About 70% of Check Point's sales are used in building virtual private networks, which secure Internet communications for remote users. This is a fast-growing, relatively new market in which Check Point has the dominant share. Merrill Lynch expects the VPN market to grow from $200 million to $1.4 billion by 2004. "They aren't even close to saturating it," says Zale, who predicts the overall market for security products should reach $15 billion by 2003.

Alas, there are plenty of risks. Probably the biggest one now is that some of Check Point's biggest customers will cut spending as the economy slows and the dot-com sector retrenches. But Shwed says its strongest growth, surprisingly, has come from Internet service providers and telecom companies.

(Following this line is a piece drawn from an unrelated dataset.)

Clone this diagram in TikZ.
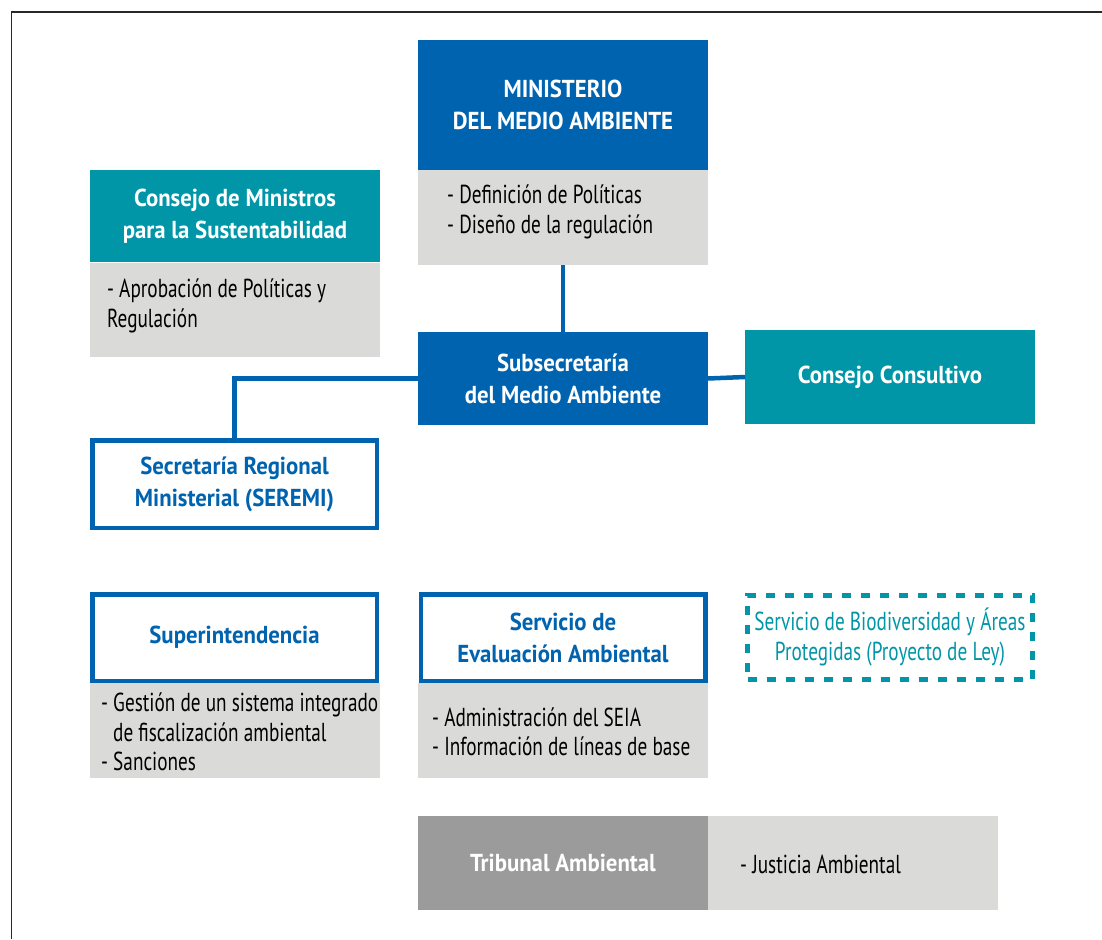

Rather than just adding bandwidth to improve speed and delivery, these companies are beefing up security as a way to improve service to their customers.

TRUMPED BY NEW TECH? Another risk is competition, which, given Check Point's growth rates, doesn't seem to be much of a concern now. But Chris Bonavico, portfolio manager of the Transamerica Premier Aggressive Growth Fund(, says Check Point, like any software company, faces a risk that a rival could come out with a better technology. For that reason, Verisign (), a services company, is his top security pick.

As for the violence between Israelis and Palestinians, that's less of a threat than one might think. Check Point's headquarters are located outside Tel Aviv, far from the fighting in the West Bank and Gaza Strip. About half of its sales are in the U.S., where it has offices in Redwood City, Calif., and an additional 30% are in Europe. Shwed says while he's hoping for peace and stability in the area, "it has zero effect on business on a daily level."

The stock did dip, along with other Israeli names, in October when the fighting was heaviest. If violence worsens again, as unfortunate as that would be, it could provide an opportunity to accumulate shares, suggests Cohan, who says the October dip "would have been a good time to buy." For a strong company like Check Point, which is getting more expensive, investors might want to watch for whatever price breaks they can get.